Big Foot and the Loch Ness Monster may or may not be hoaxes, but research into their existence can still yield meaningful scientific knowledge.
Scientific American relates the story of Charlotte Lindqvist, a geneticist at the University at Buffalo who, a few years back, examined some fur and bone samples provided by a film crew searching for Big Foot. The samples, they thought, could prove the existence of the big hairy beast.
Lindqvist didn't, but she agreed to analyze them anyway on the suspicion that the samples came from bears, which in the Himalayan region and Tibetan Plateau tend to be elusive. "I saw my opportunity to get hold of some samples that would otherwise be very hard to get," she says.

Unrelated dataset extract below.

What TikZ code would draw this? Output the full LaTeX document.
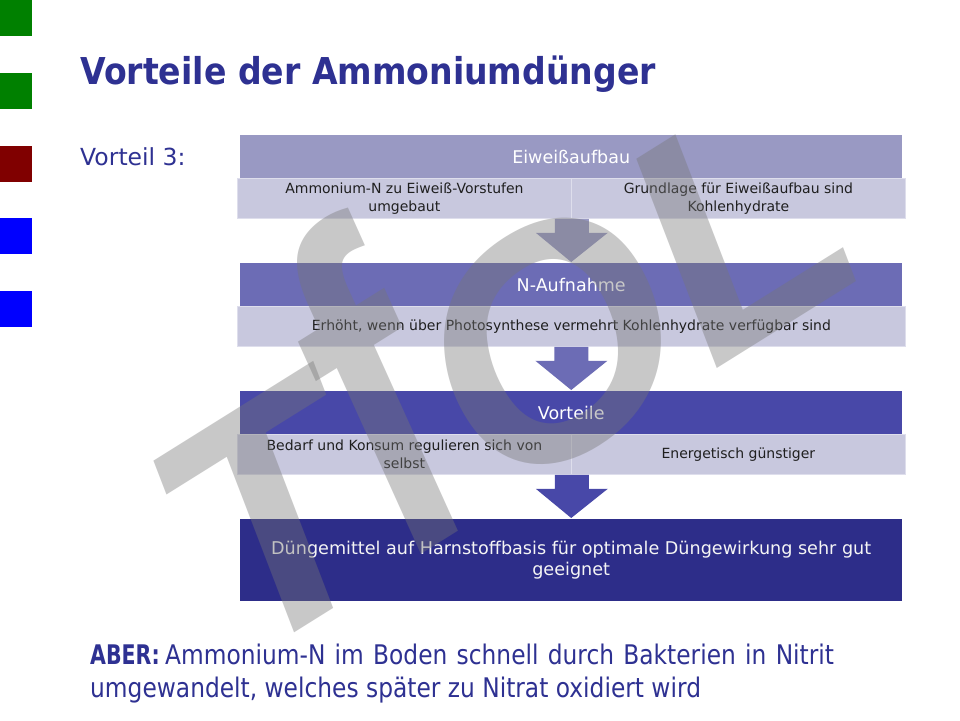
\documentclass[tikz,border=0pt]{standalone}
\usepackage{fontspec}
\setmainfont{DejaVu Sans}
\newfontfamily\titlefont[FakeStretch=0.895]{DejaVu Sans}
\newfontfamily\abreg[FakeStretch=0.864]{DejaVu Sans}
\newfontfamily\abbold[FakeStretch=0.76]{DejaVu Sans}
\newfontfamily\wmfont{Liberation Sans}
\usetikzlibrary{calc}
\definecolor{titleblue}{RGB}{46,49,146}
\definecolor{hA}{RGB}{153,153,195}
\definecolor{hB}{RGB}{108,108,181}
\definecolor{hC}{RGB}{72,72,168}
\definecolor{hD}{RGB}{45,45,137}
\definecolor{subc}{RGB}{200,200,222}
\definecolor{subline}{RGB}{222,222,236}
\definecolor{sqgreen}{RGB}{0,128,0}
\definecolor{sqred}{RGB}{128,0,0}
\definecolor{sqblue}{RGB}{0,0,255}
\definecolor{wmgray}{RGB}{118,118,118}
\newcommand\blockarr[3]{%
  \fill[#1] ([xshift=-17pt]#2) -- ([xshift=17pt]#2) -- ([xshift=17pt,yshift=-14pt]#2)
    -- ([xshift=36pt,yshift=-14pt]#2) -- ([yshift=1pt]#3)
    -- ([xshift=-36pt,yshift=-14pt]#2) -- ([xshift=-17pt,yshift=-14pt]#2) -- cycle;}
\begin{document}
\begin{tikzpicture}[x=1pt,y=-1pt,
  square/.style={minimum width=32pt, minimum height=36pt, inner sep=0pt, anchor=north west},
  hdr/.style={anchor=north west, minimum width=662pt, minimum height=43pt, inner sep=0pt,
    text=white, font=\fontsize{17.5}{20}\selectfont},
  cell/.style={anchor=north west, minimum height=40pt, inner sep=0pt, fill=subc,
    draw=subline, line width=0.8pt, text=black!88, align=center,
    font=\fontsize{14}{17.5}\selectfont},
  bluetext/.style={text=titleblue, inner sep=0pt, anchor=base west}
]
\useasboundingbox (0,0) rectangle (960,720);
\fill[white] (0,0) rectangle (960,720);
% side squares
\node[square, fill=sqgreen] (q1) at (0,0) {};
\node[square, fill=sqgreen] (q2) at (0,73) {};
\node[square, fill=sqred] (q3) at (0,146) {};
\node[square, fill=sqblue] (q4) at (0,218) {};
\node[square, fill=sqblue] (q5) at (0,291) {};
% title
\node[bluetext, font=\titlefont\bfseries\fontsize{37}{44}\selectfont] (title) at (80,84) {Vorteile der Ammoniumdünger};
\node[bluetext, font=\fontsize{23.5}{28}\selectfont] (v3) at (80,165) {Vorteil 3:};
% block 1
\node[hdr, fill=hA] (h1) at (240,135) {Eiweißaufbau};
\node[cell, minimum width=334pt] (c1a) at (237,178) {Ammonium-N zu Eiweiß-Vorstufen\\umgebaut};
\node[cell, minimum width=334pt] (c1b) at (571,178) {Grundlage für Eiweißaufbau sind\\Kohlenhydrate};
% block 2
\node[hdr, fill=hB] (h2) at (240,263) {N-Aufnahme};
\node[cell, minimum width=668pt] (c2) at (237,306) {Erhöht, wenn über Photosynthese vermehrt Kohlenhydrate verfügbar sind};
% block 3
\node[hdr, fill=hC] (h3) at (240,391) {Vorteile};
\node[cell, minimum width=334pt] (c3a) at (237,434) {Bedarf und Konsum regulieren sich von\\selbst};
\node[cell, minimum width=334pt] (c3b) at (571,434) {Energetisch günstiger};
% block 4
\node[anchor=north west, minimum width=662pt, minimum height=82pt, inner sep=0pt, fill=hD,
  text=white!96!black, align=center, font=\fontsize{17.6}{21}\selectfont] (h4) at (240,519)
  {Düngemittel auf Harnstoffbasis für optimale Düngewirkung sehr gut\\geeignet};
% arrows
\blockarr{hA}{c1a.south east}{h2.north}
\blockarr{hB}{c2.south}{h3.north}
\blockarr{hC}{c3a.south east}{h4.north}
% ABER text
\node[bluetext, font=\abreg\fontsize{27}{33}\selectfont] (aber1) at (90,664)
  {\spaceskip=1.25\fontdimen2\font {\abbold\bfseries ABER:}\hspace{0.2em}Ammonium-N im Boden schnell durch Bakterien in Nitrit};
\node[bluetext, font=\abreg\fontsize{27}{33}\selectfont] (aber2) at (90,697)
  {umgewandelt, welches später zu Nitrat oxidiert wird};
% watermark
\node[rotate=32, anchor=base, inner sep=0pt, text=wmgray, opacity=0.4,
  font=\wmfont\bfseries\itshape\fontsize{320}{320}\selectfont] (wm) at (562,466)
  {T\scalebox{1}[1.45]{f}OL};
\end{tikzpicture}
\end{document}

Sure enough, the samples, for the most part, came from Tibetan brown bears, an Asian black bear, and a Himalayan brown bear. Furthermore, looking at the mitochondrial DNA sequence and regular DNA, Lindqvist determined that 650,000 years ago, a single population of bears was separated by glaciers, creating two isolated populations that over time became two distinct subspecies, the Himalayan brown bear and the Tibetan brown bear.
Later this month, Neil Gemmell, a geneticist at the University of Otago, will begin a project to sequence DNA from Loch Ness. Does he believe he will find Nessie, the supposed inhabitant of the lake?
No.
But he believes his work will yield other discoveries not as otherworldly as the Loch Ness Monster but which could be scientifically important. "Not many people are interested in hearing about what we're discovering," Gemmell, an environmental DNA scientist, says, "but they are interested in the Loch Ness Monster."
According to Science, his work has attracted the attention of media around the world.
"I think it’s neat!" he says. "And my kids think it's neat."